Sales organizations face a critical moment with artificial intelligence (AI), so leaders must operationalize this technology to solve specific business problems. We have moved past the initial hype phase, and the industry is now entering a period of practical application. Today, incoming sales professionals expect modern training methods to provide quick paths to hitting their revenue goals. Consequently, new hires will no longer tolerate outdated onboarding programs consisting of long online coursework. Companies must adapt their programs to include these new interactive learning formats.
In this podcast episode, I spoke with Kelly Lewis, Co-founder of Revenue Insiders, about integrating AI into sales readiness. She brings deep experience as a former sales representative and a current revenue enablement leader. Together, we discuss the shift toward bite-sized training formats and the use of AI role-play for daily coaching conversations.
During our conversation, Kelly highlighted a fresh approach to adult learning. As she rightly pointed out, we are all consuming information in quick bursts today. Our sales training must absolutely match this daily reality. Nudge enablement delivers interactive learning directly into the daily workflow to keep reps active in the field.
For example, if a new tariff policy drops, you can instantly send an SMS or a Slack message to educate your team on objection handling. This approach uses a quick text or a short video to keep teams updated right at the beginning of their day. Sellers receive timely information to maintain their momentum, and enablement leaders gain the agility to adjust content on the fly based on real-time feedback.
Furthermore, this bite-sized format allows for incredible personalization.
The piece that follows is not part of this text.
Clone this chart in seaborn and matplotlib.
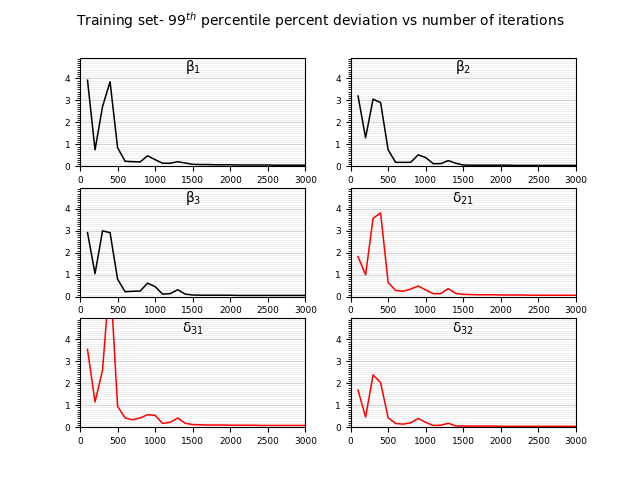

Forcing adult learners through a two-hour course covering material they already know is highly ineffective. We now have the tools to cohort people based on their actual skills. This capability allows us to deliver highly relevant materials specifically tailored to each seller's individual development journey.
As Kelly and I discussed, AI offers immense value for our frontline sales managers. We currently provide our leaders with abundant performance data. They can easily view pipeline metrics and deal velocity to identify struggling representatives. At the same time, many managers lack the formal training to turn that data into effective coaching. Kelly pointed out the clear difference between giving basic feedback and delivering true coaching. Telling a rep to make ten more calls is just feedback. Real coaching involves asking the right questions to uncover exactly what is holding them back.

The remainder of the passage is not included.